** INFORMATION SUPPLIED **
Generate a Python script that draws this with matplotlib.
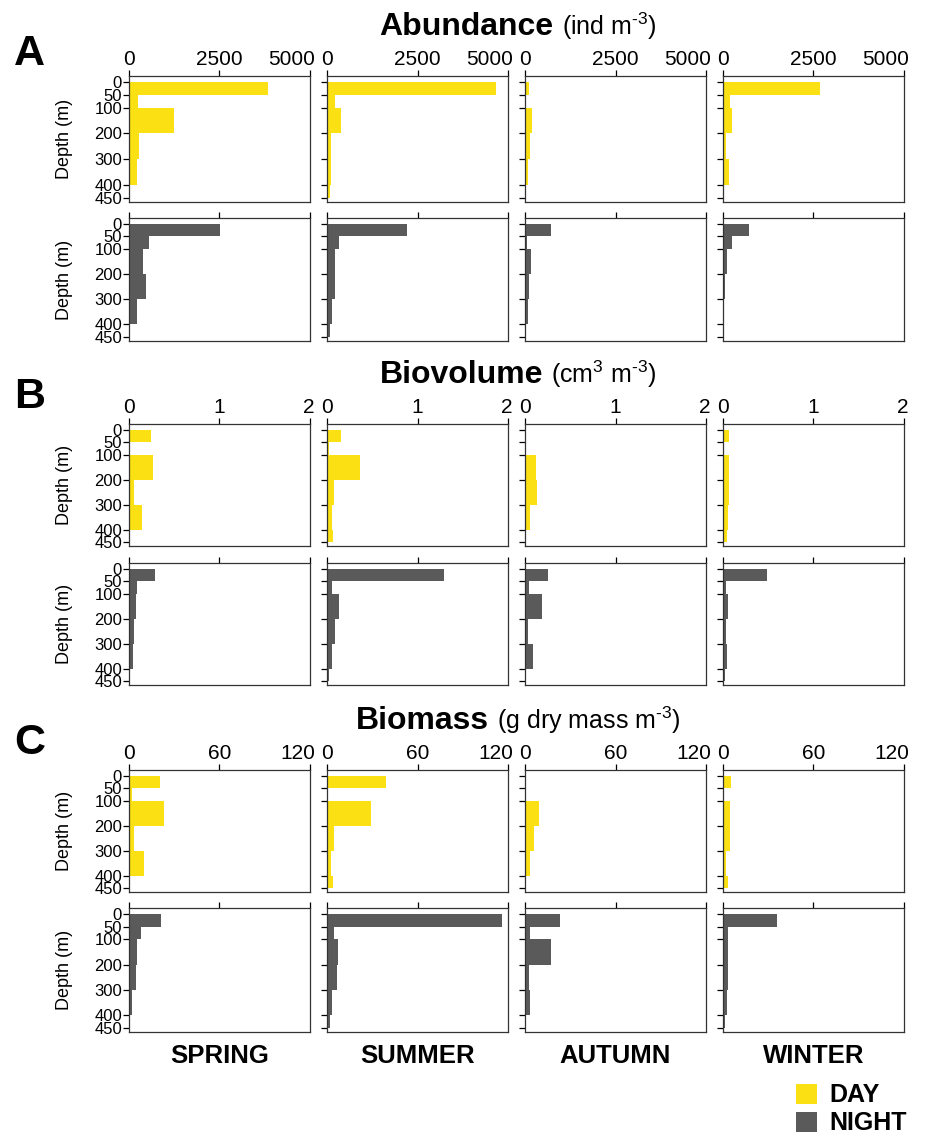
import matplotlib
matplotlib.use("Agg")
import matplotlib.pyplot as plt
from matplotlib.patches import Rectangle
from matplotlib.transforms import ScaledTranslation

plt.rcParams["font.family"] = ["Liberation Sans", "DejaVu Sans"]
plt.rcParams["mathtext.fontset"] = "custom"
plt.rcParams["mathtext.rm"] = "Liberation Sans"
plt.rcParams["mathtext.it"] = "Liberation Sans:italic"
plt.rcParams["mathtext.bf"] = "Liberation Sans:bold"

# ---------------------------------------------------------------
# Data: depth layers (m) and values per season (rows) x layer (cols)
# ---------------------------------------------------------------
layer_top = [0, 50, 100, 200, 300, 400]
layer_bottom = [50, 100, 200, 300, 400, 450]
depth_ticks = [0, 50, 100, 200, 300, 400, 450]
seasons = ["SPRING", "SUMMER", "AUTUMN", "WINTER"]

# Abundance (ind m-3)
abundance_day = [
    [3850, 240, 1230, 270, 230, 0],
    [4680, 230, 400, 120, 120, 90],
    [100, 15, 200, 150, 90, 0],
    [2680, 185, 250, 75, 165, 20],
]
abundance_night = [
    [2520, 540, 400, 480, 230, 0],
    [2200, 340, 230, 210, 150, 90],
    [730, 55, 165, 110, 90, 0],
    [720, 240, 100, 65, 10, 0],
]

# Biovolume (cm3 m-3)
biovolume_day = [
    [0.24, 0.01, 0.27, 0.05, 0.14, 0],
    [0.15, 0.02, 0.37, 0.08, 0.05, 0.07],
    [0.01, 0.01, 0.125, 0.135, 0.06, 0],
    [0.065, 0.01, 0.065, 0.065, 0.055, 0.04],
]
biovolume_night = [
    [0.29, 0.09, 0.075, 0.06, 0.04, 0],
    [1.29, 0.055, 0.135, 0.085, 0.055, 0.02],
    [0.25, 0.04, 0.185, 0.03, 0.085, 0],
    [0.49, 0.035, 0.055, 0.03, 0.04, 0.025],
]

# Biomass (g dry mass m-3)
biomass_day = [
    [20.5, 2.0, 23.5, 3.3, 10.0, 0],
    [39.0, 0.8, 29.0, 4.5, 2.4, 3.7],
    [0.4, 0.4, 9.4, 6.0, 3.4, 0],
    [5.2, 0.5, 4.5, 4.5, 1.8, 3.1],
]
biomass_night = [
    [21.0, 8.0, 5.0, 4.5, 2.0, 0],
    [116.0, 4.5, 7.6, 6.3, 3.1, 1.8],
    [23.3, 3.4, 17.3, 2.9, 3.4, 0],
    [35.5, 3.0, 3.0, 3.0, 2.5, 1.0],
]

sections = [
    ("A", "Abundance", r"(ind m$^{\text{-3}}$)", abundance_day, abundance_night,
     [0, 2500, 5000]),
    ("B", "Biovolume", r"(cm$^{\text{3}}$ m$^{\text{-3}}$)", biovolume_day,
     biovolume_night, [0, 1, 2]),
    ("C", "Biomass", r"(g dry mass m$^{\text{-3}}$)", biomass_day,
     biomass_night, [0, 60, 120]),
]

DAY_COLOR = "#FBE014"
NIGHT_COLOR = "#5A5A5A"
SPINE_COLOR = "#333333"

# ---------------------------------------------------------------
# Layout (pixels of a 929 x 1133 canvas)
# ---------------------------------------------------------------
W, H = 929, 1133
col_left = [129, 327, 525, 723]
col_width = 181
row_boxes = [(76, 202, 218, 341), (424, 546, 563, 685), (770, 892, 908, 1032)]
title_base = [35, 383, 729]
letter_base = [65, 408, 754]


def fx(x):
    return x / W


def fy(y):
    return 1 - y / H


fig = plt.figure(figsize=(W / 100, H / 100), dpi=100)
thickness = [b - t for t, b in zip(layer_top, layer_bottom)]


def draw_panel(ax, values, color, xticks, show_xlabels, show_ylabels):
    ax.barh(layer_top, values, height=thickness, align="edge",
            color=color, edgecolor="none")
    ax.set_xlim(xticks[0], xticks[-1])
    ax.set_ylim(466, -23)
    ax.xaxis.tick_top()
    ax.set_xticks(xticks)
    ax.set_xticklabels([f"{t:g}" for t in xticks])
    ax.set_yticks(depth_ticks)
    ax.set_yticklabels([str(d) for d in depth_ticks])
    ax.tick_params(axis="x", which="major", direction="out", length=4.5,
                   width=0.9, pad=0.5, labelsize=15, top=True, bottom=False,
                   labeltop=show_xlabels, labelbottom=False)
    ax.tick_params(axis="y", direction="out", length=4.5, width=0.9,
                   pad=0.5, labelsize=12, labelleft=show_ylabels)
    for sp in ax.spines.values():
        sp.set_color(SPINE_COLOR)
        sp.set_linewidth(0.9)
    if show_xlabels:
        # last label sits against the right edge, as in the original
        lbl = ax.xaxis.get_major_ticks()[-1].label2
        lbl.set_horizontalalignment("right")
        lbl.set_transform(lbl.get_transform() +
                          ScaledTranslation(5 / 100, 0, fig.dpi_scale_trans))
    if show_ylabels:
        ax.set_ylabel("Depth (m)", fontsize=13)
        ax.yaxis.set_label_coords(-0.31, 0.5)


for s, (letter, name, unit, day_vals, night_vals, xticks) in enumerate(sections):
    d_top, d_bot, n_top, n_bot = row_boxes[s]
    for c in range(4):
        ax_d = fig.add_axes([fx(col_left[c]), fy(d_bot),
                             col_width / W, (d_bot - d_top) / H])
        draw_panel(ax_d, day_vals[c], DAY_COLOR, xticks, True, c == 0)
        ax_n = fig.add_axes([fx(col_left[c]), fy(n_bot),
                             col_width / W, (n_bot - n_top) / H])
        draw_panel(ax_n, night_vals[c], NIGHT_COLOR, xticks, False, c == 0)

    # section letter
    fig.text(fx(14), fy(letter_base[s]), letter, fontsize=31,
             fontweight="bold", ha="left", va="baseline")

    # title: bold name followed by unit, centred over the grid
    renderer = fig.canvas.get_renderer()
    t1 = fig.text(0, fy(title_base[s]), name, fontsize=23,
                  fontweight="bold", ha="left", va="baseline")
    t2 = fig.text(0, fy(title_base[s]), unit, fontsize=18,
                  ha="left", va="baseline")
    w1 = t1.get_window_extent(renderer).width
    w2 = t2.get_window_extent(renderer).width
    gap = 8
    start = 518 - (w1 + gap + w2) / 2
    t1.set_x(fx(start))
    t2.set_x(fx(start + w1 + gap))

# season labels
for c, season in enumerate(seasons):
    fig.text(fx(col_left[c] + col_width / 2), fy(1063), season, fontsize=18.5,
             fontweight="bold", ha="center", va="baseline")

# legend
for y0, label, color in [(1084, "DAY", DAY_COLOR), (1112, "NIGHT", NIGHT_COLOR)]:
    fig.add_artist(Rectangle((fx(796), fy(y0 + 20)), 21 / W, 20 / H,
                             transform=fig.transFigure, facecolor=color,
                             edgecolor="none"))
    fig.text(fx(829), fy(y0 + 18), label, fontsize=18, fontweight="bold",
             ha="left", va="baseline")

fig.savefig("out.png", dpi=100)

** SHORT EXERCISE **
Copy each line exactly, and leave the pictures out of your copy.

** CORRECT ANSWER **
Generate a Python script that draws this with matplotlib.
import matplotlib
matplotlib.use("Agg")
import matplotlib.pyplot as plt
from matplotlib.patches import Rectangle
from matplotlib.transforms import ScaledTranslation

plt.rcParams["font.family"] = ["Liberation Sans", "DejaVu Sans"]
plt.rcParams["mathtext.fontset"] = "custom"
plt.rcParams["mathtext.rm"] = "Liberation Sans"
plt.rcParams["mathtext.it"] = "Liberation Sans:italic"
plt.rcParams["mathtext.bf"] = "Liberation Sans:bold"

# ---------------------------------------------------------------
# Data: depth layers (m) and values per season (rows) x layer (cols)
# ---------------------------------------------------------------
layer_top = [0, 50, 100, 200, 300, 400]
layer_bottom = [50, 100, 200, 300, 400, 450]
depth_ticks = [0, 50, 100, 200, 300, 400, 450]
seasons = ["SPRING", "SUMMER", "AUTUMN", "WINTER"]

# Abundance (ind m-3)
abundance_day = [
    [3850, 240, 1230, 270, 230, 0],
    [4680, 230, 400, 120, 120, 90],
    [100, 15, 200, 150, 90, 0],
    [2680, 185, 250, 75, 165, 20],
]
abundance_night = [
    [2520, 540, 400, 480, 230, 0],
    [2200, 340, 230, 210, 150, 90],
    [730, 55, 165, 110, 90, 0],
    [720, 240, 100, 65, 10, 0],
]

# Biovolume (cm3 m-3)
biovolume_day = [
    [0.24, 0.01, 0.27, 0.05, 0.14, 0],
    [0.15, 0.02, 0.37, 0.08, 0.05, 0.07],
    [0.01, 0.01, 0.125, 0.135, 0.06, 0],
    [0.065, 0.01, 0.065, 0.065, 0.055, 0.04],
]
biovolume_night = [
    [0.29, 0.09, 0.075, 0.06, 0.04, 0],
    [1.29, 0.055, 0.135, 0.085, 0.055, 0.02],
    [0.25, 0.04, 0.185, 0.03, 0.085, 0],
    [0.49, 0.035, 0.055, 0.03, 0.04, 0.025],
]

# Biomass (g dry mass m-3)
biomass_day = [
    [20.5, 2.0, 23.5, 3.3, 10.0, 0],
    [39.0, 0.8, 29.0, 4.5, 2.4, 3.7],
    [0.4, 0.4, 9.4, 6.0, 3.4, 0],
    [5.2, 0.5, 4.5, 4.5, 1.8, 3.1],
]
biomass_night = [
    [21.0, 8.0, 5.0, 4.5, 2.0, 0],
    [116.0, 4.5, 7.6, 6.3, 3.1, 1.8],
    [23.3, 3.4, 17.3, 2.9, 3.4, 0],
    [35.5, 3.0, 3.0, 3.0, 2.5, 1.0],
]

sections = [
    ("A", "Abundance", r"(ind m$^{\text{-3}}$)", abundance_day, abundance_night,
     [0, 2500, 5000]),
    ("B", "Biovolume", r"(cm$^{\text{3}}$ m$^{\text{-3}}$)", biovolume_day,
     biovolume_night, [0, 1, 2]),
    ("C", "Biomass", r"(g dry mass m$^{\text{-3}}$)", biomass_day,
     biomass_night, [0, 60, 120]),
]

DAY_COLOR = "#FBE014"
NIGHT_COLOR = "#5A5A5A"
SPINE_COLOR = "#333333"

# ---------------------------------------------------------------
# Layout (pixels of a 929 x 1133 canvas)
# ---------------------------------------------------------------
W, H = 929, 1133
col_left = [129, 327, 525, 723]
col_width = 181
row_boxes = [(76, 202, 218, 341), (424, 546, 563, 685), (770, 892, 908, 1032)]
title_base = [35, 383, 729]
letter_base = [65, 408, 754]


def fx(x):
    return x / W


def fy(y):
    return 1 - y / H


fig = plt.figure(figsize=(W / 100, H / 100), dpi=100)
thickness = [b - t for t, b in zip(layer_top, layer_bottom)]


def draw_panel(ax, values, color, xticks, show_xlabels, show_ylabels):
    ax.barh(layer_top, values, height=thickness, align="edge",
            color=color, edgecolor="none")
    ax.set_xlim(xticks[0], xticks[-1])
    ax.set_ylim(466, -23)
    ax.xaxis.tick_top()
    ax.set_xticks(xticks)
    ax.set_xticklabels([f"{t:g}" for t in xticks])
    ax.set_yticks(depth_ticks)
    ax.set_yticklabels([str(d) for d in depth_ticks])
    ax.tick_params(axis="x", which="major", direction="out", length=4.5,
                   width=0.9, pad=0.5, labelsize=15, top=True, bottom=False,
                   labeltop=show_xlabels, labelbottom=False)
    ax.tick_params(axis="y", direction="out", length=4.5, width=0.9,
                   pad=0.5, labelsize=12, labelleft=show_ylabels)
    for sp in ax.spines.values():
        sp.set_color(SPINE_COLOR)
        sp.set_linewidth(0.9)
    if show_xlabels:
        # last label sits against the right edge, as in the original
        lbl = ax.xaxis.get_major_ticks()[-1].label2
        lbl.set_horizontalalignment("right")
        lbl.set_transform(lbl.get_transform() +
                          ScaledTranslation(5 / 100, 0, fig.dpi_scale_trans))
    if show_ylabels:
        ax.set_ylabel("Depth (m)", fontsize=13)
        ax.yaxis.set_label_coords(-0.31, 0.5)


for s, (letter, name, unit, day_vals, night_vals, xticks) in enumerate(sections):
    d_top, d_bot, n_top, n_bot = row_boxes[s]
    for c in range(4):
        ax_d = fig.add_axes([fx(col_left[c]), fy(d_bot),
                             col_width / W, (d_bot - d_top) / H])
        draw_panel(ax_d, day_vals[c], DAY_COLOR, xticks, True, c == 0)
        ax_n = fig.add_axes([fx(col_left[c]), fy(n_bot),
                             col_width / W, (n_bot - n_top) / H])
        draw_panel(ax_n, night_vals[c], NIGHT_COLOR, xticks, False, c == 0)

    # section letter
    fig.text(fx(14), fy(letter_base[s]), letter, fontsize=31,
             fontweight="bold", ha="left", va="baseline")

    # title: bold name followed by unit, centred over the grid
    renderer = fig.canvas.get_renderer()
    t1 = fig.text(0, fy(title_base[s]), name, fontsize=23,
                  fontweight="bold", ha="left", va="baseline")
    t2 = fig.text(0, fy(title_base[s]), unit, fontsize=18,
                  ha="left", va="baseline")
    w1 = t1.get_window_extent(renderer).width
    w2 = t2.get_window_extent(renderer).width
    gap = 8
    start = 518 - (w1 + gap + w2) / 2
    t1.set_x(fx(start))
    t2.set_x(fx(start + w1 + gap))

# season labels
for c, season in enumerate(seasons):
    fig.text(fx(col_left[c] + col_width / 2), fy(1063), season, fontsize=18.5,
             fontweight="bold", ha="center", va="baseline")

# legend
for y0, label, color in [(1084, "DAY", DAY_COLOR), (1112, "NIGHT", NIGHT_COLOR)]:
    fig.add_artist(Rectangle((fx(796), fy(y0 + 20)), 21 / W, 20 / H,
                             transform=fig.transFigure, facecolor=color,
                             edgecolor="none"))
    fig.text(fx(829), fy(y0 + 18), label, fontsize=18, fontweight="bold",
             ha="left", va="baseline")

fig.savefig("out.png", dpi=100)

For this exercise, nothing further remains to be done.